Edit: Under the term "covariance matrix of a dataset $\{\boldsymbol{v}_i\in\mathbb{R}^n:i\in[1,N]\}$" I mean the following:
$$(\boldsymbol{C})_{jk}:=\frac{1}{N}\sum_{i=1}^N(v_{ij} - \mu_j)(v_{ik} - \mu_k)$$
where $v_{ij}$ is the value at the jth dimension of the ith vector in the dataset, and $\mu_j$ is the average of the jth dimension values along the dataset.

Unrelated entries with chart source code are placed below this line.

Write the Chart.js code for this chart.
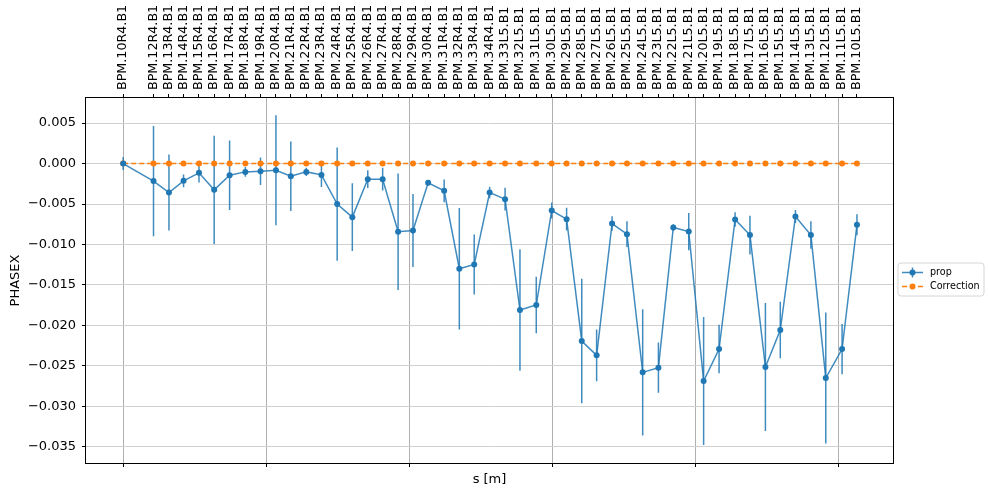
<!DOCTYPE html>
<html>
<head>
<meta charset="utf-8">
<script src="https://cdn.jsdelivr.net/npm/chart.js@4.4.1/dist/chart.umd.min.js"></script>
<style>
  html, body { margin: 0; padding: 0; background: #fff; }
  #wrap { width: 988px; height: 492px; }
</style>
</head>
<body>
<div id="wrap"><canvas id="myChart" width="988" height="492"></canvas></div>
<script>
// BPM names along the top axis
var bpmNames = [
  "BPM.10R4.B1", "BPM.12R4.B1", "BPM.13R4.B1", "BPM.14R4.B1", "BPM.15R4.B1", "BPM.16R4.B1",
  "BPM.17R4.B1", "BPM.18R4.B1", "BPM.19R4.B1", "BPM.20R4.B1", "BPM.21R4.B1", "BPM.22R4.B1",
  "BPM.23R4.B1", "BPM.24R4.B1", "BPM.25R4.B1", "BPM.26R4.B1", "BPM.27R4.B1", "BPM.28R4.B1",
  "BPM.29R4.B1", "BPM.30R4.B1", "BPM.31R4.B1", "BPM.32R4.B1", "BPM.33R4.B1", "BPM.34R4.B1",
  "BPM.33L5.B1", "BPM.32L5.B1", "BPM.31L5.B1", "BPM.30L5.B1", "BPM.29L5.B1", "BPM.28L5.B1",
  "BPM.27L5.B1", "BPM.26L5.B1", "BPM.25L5.B1", "BPM.24L5.B1", "BPM.23L5.B1", "BPM.22L5.B1",
  "BPM.21L5.B1", "BPM.20L5.B1", "BPM.19L5.B1", "BPM.18L5.B1", "BPM.17L5.B1", "BPM.16L5.B1",
  "BPM.15L5.B1", "BPM.14L5.B1", "BPM.13L5.B1", "BPM.12L5.B1", "BPM.11L5.B1", "BPM.10L5.B1"
];

// longitudinal position of each BPM (m)
var sPos = [
  0, 106, 160, 211, 265, 318, 372, 427, 480, 534, 586, 640,
  693, 748, 801, 855, 907, 961, 1013, 1066, 1122, 1175, 1227, 1281,
  1335, 1387, 1444, 1498, 1550, 1603, 1655, 1709, 1761, 1816, 1871, 1923,
  1977, 2029, 2083, 2139, 2191, 2245, 2297, 2350, 2404, 2456, 2513, 2565
];

// "prop" series and its error bars
var propVals = [
  0, -0.00217, -0.00358, -0.00214, -0.00115, -0.00325, -0.00144, -0.00103, -0.00094, -0.00082, -0.00156, -0.00103,
  -0.0014, -0.00501, -0.00662, -0.00193, -0.00193, -0.00843, -0.00827, -0.00238, -0.00337, -0.013, -0.01247, -0.00358,
  -0.0044, -0.0181, -0.01748, -0.0058, -0.00687, -0.02193, -0.0237, -0.00741, -0.00872, -0.0258, -0.02522, -0.0079,
  -0.0084, -0.02687, -0.02292, -0.00691, -0.00884, -0.02514, -0.02057, -0.00654, -0.00884, -0.0265, -0.02292, -0.00757
];
var propErr = [
  0.0008, 0.0068, 0.0047, 0.0008, 0.0012, 0.0067, 0.0043, 0.0006, 0.0017, 0.0068, 0.0043, 0.0005,
  0.0015, 0.007, 0.0042, 0.0011, 0.0014, 0.0072, 0.0045, 0.0003, 0.0014, 0.0075, 0.0037, 0.0007,
  0.0014, 0.0075, 0.0035, 0.001, 0.0014, 0.0077, 0.0032, 0.0009, 0.0016, 0.0078, 0.0031, 0.0004,
  0.0023, 0.0079, 0.003, 0.0009, 0.0024, 0.0079, 0.0035, 0.0008, 0.0017, 0.0081, 0.0031, 0.0013
];

// "Correction" series
var corrVals = [
  0, 0, 0, 0, 0, 0, 0, 0, 0, 0, 0, 0,
  0, 0, 0, 0, 0, 0, 0, 0, 0, 0, 0, 0,
  0, 0, 0, 0, 0, 0, 0, 0, 0, 0, 0, 0,
  0, 0, 0, 0, 0, 0, 0, 0, 0, 0, 0, 0
];

// axis ticks
var sTicks = [0, 500, 1000, 1500, 2000, 2500];
var yTicks = [-0.035, -0.03, -0.025, -0.02, -0.015, -0.01, -0.005, 0, 0.005];

var blue = '#1f77b4';
var blueLine = 'rgba(31,119,180,0.85)';
var orange = '#ff7f0e';

Chart.defaults.font.family = "'DejaVu Sans', sans-serif";
Chart.defaults.font.size = 13;
Chart.defaults.color = '#000';

function pairs(xs, ys) {
  var out = [];
  for (var i = 0; i < xs.length; i++) out.push({ x: xs[i], y: ys[i] });
  return out;
}

// vertical error bars for the prop series
var errorBars = {
  id: 'errorBars',
  beforeDatasetsDraw: function (chart) {
    var ctx = chart.ctx, x = chart.scales.x, y = chart.scales.y;
    ctx.save();
    ctx.strokeStyle = blueLine;
    ctx.lineWidth = 1.5;
    ctx.beginPath();
    for (var i = 0; i < sPos.length; i++) {
      var px = x.getPixelForValue(sPos[i]);
      ctx.moveTo(px, y.getPixelForValue(propVals[i] + propErr[i]));
      ctx.lineTo(px, y.getPixelForValue(propVals[i] - propErr[i]));
    }
    ctx.stroke();
    ctx.restore();
  }
};

// black box round the plot plus the matplotlib style legend
var frameAndLegend = {
  id: 'frameAndLegend',
  afterDraw: function (chart) {
    var ctx = chart.ctx, a = chart.chartArea;
    var L = Math.round(a.left), T = Math.round(a.top), R = Math.round(a.right), B = Math.round(a.bottom);
    ctx.save();
    ctx.fillStyle = '#000';
    ctx.fillRect(L - 1, T - 1, R - L + 2, 1);
    ctx.fillRect(L - 1, B, R - L + 2, 1);
    ctx.fillRect(L - 1, T - 1, 1, B - T + 2);
    ctx.fillRect(R, T - 1, 1, B - T + 2);

    // legend
    var lx = a.right + 5, ly = 263, lw = 86, lh = 33, r = 3;
    ctx.fillStyle = 'rgba(255,255,255,0.8)';
    ctx.strokeStyle = '#d6d6d6';
    ctx.lineWidth = 1;
    ctx.beginPath();
    ctx.moveTo(lx + r, ly);
    ctx.arcTo(lx + lw, ly, lx + lw, ly + lh, r);
    ctx.arcTo(lx + lw, ly + lh, lx, ly + lh, r);
    ctx.arcTo(lx, ly + lh, lx, ly, r);
    ctx.arcTo(lx, ly, lx + lw, ly, r);
    ctx.closePath();
    ctx.fill();
    ctx.stroke();

    var hx0 = lx + 4, hx1 = lx + 25, hm = (hx0 + hx1) / 2;
    var row1 = ly + 9.5, row2 = ly + 23.5;
    // prop handle
    ctx.strokeStyle = blueLine;
    ctx.lineWidth = 1.5;
    ctx.beginPath();
    ctx.moveTo(hx0, row1); ctx.lineTo(hx1, row1);
    ctx.moveTo(hm, row1 - 5); ctx.lineTo(hm, row1 + 5);
    ctx.stroke();
    ctx.fillStyle = blue;
    ctx.beginPath(); ctx.arc(hm, row1, 3, 0, Math.PI * 2); ctx.fill();
    // correction handle
    ctx.strokeStyle = orange;
    ctx.setLineDash([5, 3]);
    ctx.beginPath();
    ctx.moveTo(hx0, row2); ctx.lineTo(hx1, row2);
    ctx.stroke();
    ctx.setLineDash([]);
    ctx.fillStyle = orange;
    ctx.beginPath(); ctx.arc(hm, row2, 3, 0, Math.PI * 2); ctx.fill();

    ctx.fillStyle = '#000';
    ctx.font = "9.6px 'DejaVu Sans', sans-serif";
    ctx.textBaseline = 'middle';
    ctx.textAlign = 'left';
    ctx.fillText('prop', lx + 32, row1);
    ctx.fillText('Correction', lx + 32, row2);
    ctx.restore();
  }
};

var canvas = document.getElementById('myChart');
var sMin = -130, sMax = 2691;

new Chart(canvas, {
  type: 'line',
  data: {
    datasets: [
      {
        label: 'prop',
        data: pairs(sPos, propVals),
        xAxisID: 'x', yAxisID: 'y',
        borderColor: blueLine,
        borderWidth: 1.5,
        pointRadius: 3,
        pointBorderWidth: 0,
        pointBackgroundColor: blue,
        tension: 0
      },
      {
        label: 'Correction',
        data: pairs(sPos, corrVals),
        xAxisID: 'x', yAxisID: 'y',
        borderColor: orange,
        borderWidth: 1.5,
        borderDash: [5, 3],
        pointRadius: 3,
        pointBorderWidth: 0,
        pointBackgroundColor: orange,
        tension: 0
      }
    ]
  },
  options: {
    responsive: false,
    animation: false,
    layout: { padding: { left: 0, top: 0, bottom: 0, right: 95 } },
    plugins: { legend: { display: false }, tooltip: { enabled: false } },
    scales: {
      x: {
        type: 'linear', position: 'bottom', min: sMin, max: sMax,
        afterBuildTicks: function (s) { s.ticks = sTicks.map(function (v) { return { value: v }; }); },
        ticks: { display: false },
        grid: { color: '#b0b0b0', lineWidth: 1, tickColor: '#000', tickLength: 4 },
        border: { display: false },
        title: { display: true, text: 's [m]', font: { size: 13 }, padding: { top: 0, bottom: 5 } },
        afterFit: function (s) { s.height = 29; }
      },
      x2: {
        type: 'linear', position: 'top', min: sMin, max: sMax,
        afterBuildTicks: function (s) { s.ticks = sPos.map(function (v) { return { value: v }; }); },
        ticks: {
          autoSkip: false, minRotation: 90, maxRotation: 90, padding: 4,
          labelOffset: 15,
          font: { size: 12.7 },
          callback: function (v, i) { return bpmNames[i]; }
        },
        grid: { drawOnChartArea: false, tickColor: '#000', tickLength: 4 },
        border: { display: false },
        afterFit: function (s) { s.height = 98; }
      },
      y: {
        type: 'linear', position: 'left', min: -0.0370, max: 0.0081,
        afterBuildTicks: function (s) { s.ticks = yTicks.map(function (v) { return { value: v }; }); },
        ticks: {
          padding: 6,
          callback: function (v) { return v.toFixed(3).replace('-', '\u2212'); }
        },
        grid: { color: '#d0d0d0', lineWidth: 1, tickColor: '#000', tickLength: 4 },
        border: { display: false },
        title: { display: true, text: 'PHASEX', font: { size: 13 }, padding: { top: 8, bottom: 0 } },
        afterFit: function (s) { s.width = 86; }
      }
    }
  },
  plugins: [errorBars, frameAndLegend]
});
</script>
</body>
</html>
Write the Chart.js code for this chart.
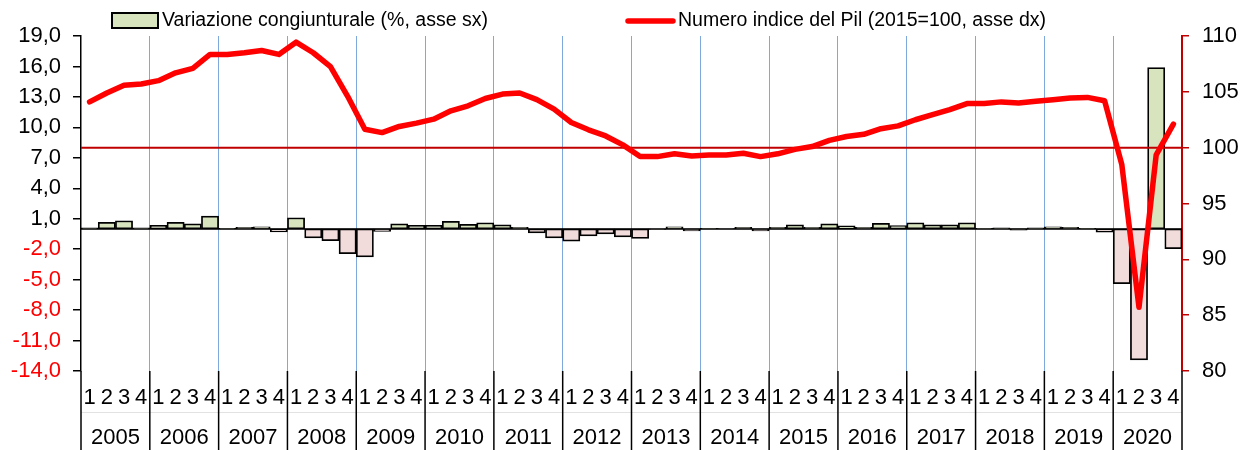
<!DOCTYPE html>
<html>
<head>
<meta charset="utf-8">
<script src="https://cdn.jsdelivr.net/npm/chart.js@4.4.0/dist/chart.umd.min.js"></script>
<style>
  html, body { margin: 0; padding: 0; background: #fff; }
  #wrap { width: 1247px; height: 450px; position: relative; }
</style>
</head>
<body>
<div id="wrap"><canvas id="pil"></canvas></div>
<script>
// Pil trimestrale: variazione congiunturale (barre, asse sx) e numero indice (linea, asse dx)
const years = ["2005", "2006", "2007", "2008", "2009", "2010", "2011", "2012",
  "2013", "2014", "2015", "2016", "2017", "2018", "2019", "2020"];
const quarters = ["1", "2", "3", "4"];

// % su trimestre precedente
const variazione = [
  0.1, 0.65, 0.8, 0.1,
  0.35, 0.65, 0.5, 1.25,
  0.05, 0.15, 0.2, -0.3,
  1.1, -0.9, -1.15, -2.45,
  -2.75, -0.25, 0.5, 0.35,
  0.35, 0.75, 0.45, 0.6,
  0.4, 0.15, -0.4, -0.9,
  -1.2, -0.7, -0.5, -0.8,
  -0.95, -0.05, 0.2, -0.2,
  0.05, 0.03, 0.15, -0.2,
  0.15, 0.4, 0.15, 0.5,
  0.3, 0.15, 0.55, 0.33,
  0.6, 0.4, 0.4, 0.6,
  0.05, 0.1, -0.12, 0.1,
  0.2, 0.15, 0.05, -0.33,
  -5.4, -12.9, 15.9, -1.95,
];

// 2015=100
const indicePil = [
  104.1, 104.9, 105.6, 105.7,
  106.0, 106.7, 107.1, 108.35,
  108.35, 108.5, 108.7, 108.35,
  109.45, 108.5, 107.25, 104.6,
  101.65, 101.35, 101.9, 102.2,
  102.55, 103.3, 103.75, 104.4,
  104.8, 104.9, 104.3, 103.45,
  102.25, 101.6, 101.05, 100.25,
  99.2, 99.2, 99.45, 99.25,
  99.35, 99.35, 99.5, 99.2,
  99.45, 99.85, 100.1, 100.65,
  101.0, 101.2, 101.7, 101.95,
  102.5, 102.95, 103.4, 103.95,
  103.95, 104.1, 104.0, 104.15,
  104.3, 104.45, 104.5, 104.2,
  98.5, 85.7, 99.35, 102.1,
];

const labels = years.flatMap(() => quarters);

const GREEN = "#d7e4bd";
const PINK = "#f2dcdb";
const RED = "#ff0000";
const DARK_RED = "#c00000";
const GRID_BLUE = "#7fa9dc";
const LEGEND_SIZE = 19.5;
const TICK_SIZE = 22;

Chart.defaults.font.family = "'Liberation Sans', Arial, sans-serif";
Chart.defaults.font.size = TICK_SIZE;
Chart.defaults.color = "#000";

const fmtIt = (v) => v.toFixed(1).replace(".", ",");

// zero line + the 100 reference line sit above the bars, under the index line
const decor = {
  id: "decor",
  afterDatasetDraw(chart, args) {
    if (args.meta.type !== "bar") return;
    const { ctx, chartArea: a, scales } = chart;
    ctx.save();
    const y0 = scales.y.getPixelForValue(0);
    ctx.strokeStyle = "#000";
    ctx.lineWidth = 1.5;
    ctx.beginPath();
    ctx.moveTo(a.left, y0);
    ctx.lineTo(a.right, y0);
    ctx.stroke();
    const y100 = scales.y1.getPixelForValue(100);
    ctx.strokeStyle = DARK_RED;
    ctx.lineWidth = 2;
    ctx.beginPath();
    ctx.moveTo(a.left, y100);
    ctx.lineTo(a.right, y100);
    ctx.stroke();
    ctx.restore();
  },
  afterDraw(chart) {
    const { ctx, chartArea: a, scales } = chart;
    const H = chart.height;
    ctx.save();
    // faint line between quarter and year rows
    ctx.strokeStyle = "#e2e2e2";
    ctx.lineWidth = 1;
    ctx.beginPath();
    ctx.moveTo(a.left, 412.5);
    ctx.lineTo(a.right, 412.5);
    ctx.stroke();
    // year separators under the plot
    ctx.strokeStyle = "#000";
    ctx.lineWidth = 1.5;
    for (let i = 0; i <= years.length; i++) {
      const x = scales.x.getPixelForValue(4 * i - 0.5);
      ctx.beginPath();
      ctx.moveTo(x, a.bottom);
      ctx.lineTo(x, H);
      ctx.stroke();
    }
    // legend
    ctx.font = `${LEGEND_SIZE}px 'Liberation Sans', Arial, sans-serif`;
    ctx.textBaseline = "middle";
    ctx.fillStyle = GREEN;
    ctx.fillRect(112, 13, 46, 15);
    ctx.strokeStyle = "#000";
    ctx.lineWidth = 2;
    ctx.strokeRect(112, 13, 46, 15);
    ctx.fillStyle = "#000";
    ctx.fillText(chart.data.datasets[0].label, 162, 20.5);
    ctx.strokeStyle = RED;
    ctx.lineWidth = 5.5;
    ctx.lineCap = "round";
    ctx.beginPath();
    ctx.moveTo(628, 21);
    ctx.lineTo(673, 21);
    ctx.stroke();
    ctx.fillText(chart.data.datasets[1].label, 678, 20.5);
    ctx.restore();
  },
};

new Chart(document.getElementById("pil"), {
  data: {
    labels,
    datasets: [
      {
        type: "bar",
        label: "Variazione congiunturale (%, asse sx)",
        data: variazione,
        yAxisID: "y",
        order: 1,
        backgroundColor: variazione.map((v) => (v >= 0 ? GREEN : PINK)),
        borderColor: "#000",
        borderWidth: 1.75,
        borderSkipped: false,
        categoryPercentage: 1,
        barPercentage: 1,
      },
      {
        type: "line",
        label: "Numero indice del Pil (2015=100, asse dx)",
        data: indicePil,
        yAxisID: "y1",
        order: 0,
        borderColor: RED,
        borderWidth: 5.5,
        borderJoinStyle: "round",
        borderCapStyle: "round",
        pointRadius: 0,
        tension: 0,
      },
    ],
  },
  options: {
    responsive: true,
    maintainAspectRatio: false,
    animation: false,
    layout: { padding: { top: 36, left: 0, right: 0, bottom: 0 } },
    plugins: { legend: { display: false }, tooltip: { enabled: false } },
    scales: {
      x: {
        type: "category",
        offset: true,
        weight: 0,
        grid: {
          offset: true,
          drawTicks: false,
          lineWidth: 1,
          color: (c) => (c.index > 0 && c.index % 4 === 0 ? GRID_BLUE : "rgba(0,0,0,0)"),
        },
        border: { display: false },
        ticks: { autoSkip: false, maxRotation: 0, padding: 14 },
        afterFit: (s) => { s.height = 40; },
      },
      x2: {
        type: "category",
        labels: years,
        position: "bottom",
        offset: true,
        weight: 1,
        grid: { display: false, drawTicks: false },
        border: { display: false },
        ticks: { autoSkip: false, maxRotation: 0, padding: 14 },
        afterFit: (s) => { s.height = 39; },
      },
      y: {
        position: "left",
        min: -14,
        max: 19,
        ticks: {
          stepSize: 3,
          padding: 12,
          callback: (v) => fmtIt(v),
          color: (c) => (c.tick.value < 0 ? RED : "#000"),
        },
        grid: { drawOnChartArea: false, tickLength: 8, color: "#000", lineWidth: 1.5 },
        border: { color: "#000", width: 1.5 },
        afterFit: (s) => { s.width = 81; },
      },
      y1: {
        position: "right",
        min: 80,
        max: 110,
        ticks: { stepSize: 5, padding: 13 },
        grid: { drawOnChartArea: false, tickLength: 7, color: DARK_RED, lineWidth: 1.5 },
        border: { color: DARK_RED, width: 2 },
        afterFit: (s) => { s.width = 65; },
      },
    },
  },
  plugins: [decor],
});
</script>
</body>
</html>
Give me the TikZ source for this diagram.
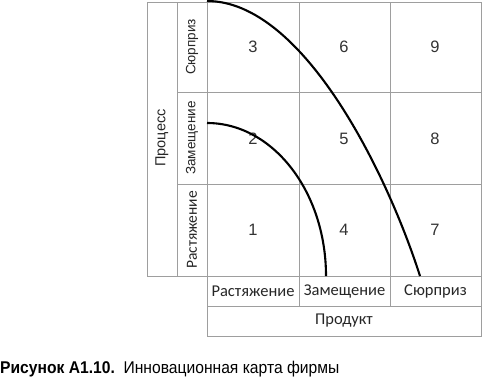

Ok, so I may have solved the problem to some extent. Here is what I figured out:
The matrix multiplication $\boldsymbol{A}_i\boldsymbol{v}$ is the linear combination of the colums of the matrix $\boldsymbol{A}_i$, i.e. $\boldsymbol{A}_i\boldsymbol{v}=\sum_{j=1}^{m}v_j\boldsymbol{a}_{ij}$. So the original question (with a bit of a reformulation) is that what vector $\boldsymbol{v}$ will minimize the expression $$ \left\|\text{cov}_i\left(\boldsymbol{A}_i \boldsymbol{v}\right)-\boldsymbol{I}\right\|^2 = \left\|\text{cov}_i\left(\sum_{j=1}^{m}v_j\boldsymbol{a}_{ij}\right)-\boldsymbol{I}\right\|^2$$ where $\text{cov}_i(\boldsymbol{x}_i)$ means the sample covariance matrix between the dimensions of the $\boldsymbol{x}_i$ vectors calculated along the "sampling axis" i. Here, I assume that the column vectors $\boldsymbol{a}_{ij}$ have a joint Gaussian distribution: $$ \begin{bmatrix} \boldsymbol{a}_{i1} \\ \boldsymbol{a}_{i2} \\ \vdots \\ \boldsymbol{a}_{im} \end{bmatrix} \sim \mathcal{N} \left( \begin{bmatrix} \boldsymbol{\mu}_1 \\ \boldsymbol{\mu}_2 \\ \vdots \\ \boldsymbol{\mu}_m \end{bmatrix} , \boldsymbol{C}_\text{full}:= \begin{bmatrix} \boldsymbol{C}_{11} & \boldsymbol{C}_{12} & \cdots & \boldsymbol{C}_{1m} \\ \boldsymbol{C}_{21} & \boldsymbol{C}_{22} & \cdots & \boldsymbol{C}_{2m} \\ \vdots & \vdots & \ddots & \vdots\\ \boldsymbol{C}_{m1} & \boldsymbol{C}_{m2} & \cdots & \boldsymbol{C}_{mm} \\ \end{bmatrix} \right) $$ (Note that the distribution does not depend on the index i, since it is the "sampling" axis.) Then, following the answer here we know that $$\sum_{j=1}^{m}v_j\boldsymbol{a}_{ij} \sim \mathcal{N} \left( \sum_{j=1}^{m}v_j\boldsymbol{\mu}_j , \sum_{j=1}^m \sum_{k=1}^m v_j v_k \boldsymbol{C}_{jk} \right)$$ Now, we have a formula for $\text{cov}_i\left(\boldsymbol{A}_i \boldsymbol{v}\right)$ in the following form: $$\text{cov}_i\left(\boldsymbol{A}_i \boldsymbol{v}\right) = \sum_{j=1}^m \sum_{k=1}^m v_j v_k \boldsymbol{C}_{jk}$$ From this I can probably do gradient descent to find the optimal values for $v_j$ minimizing the squared error above. However, if somebody has an exact solution, I am more than happy to hear that! Also, if I'm wrong, please correct me!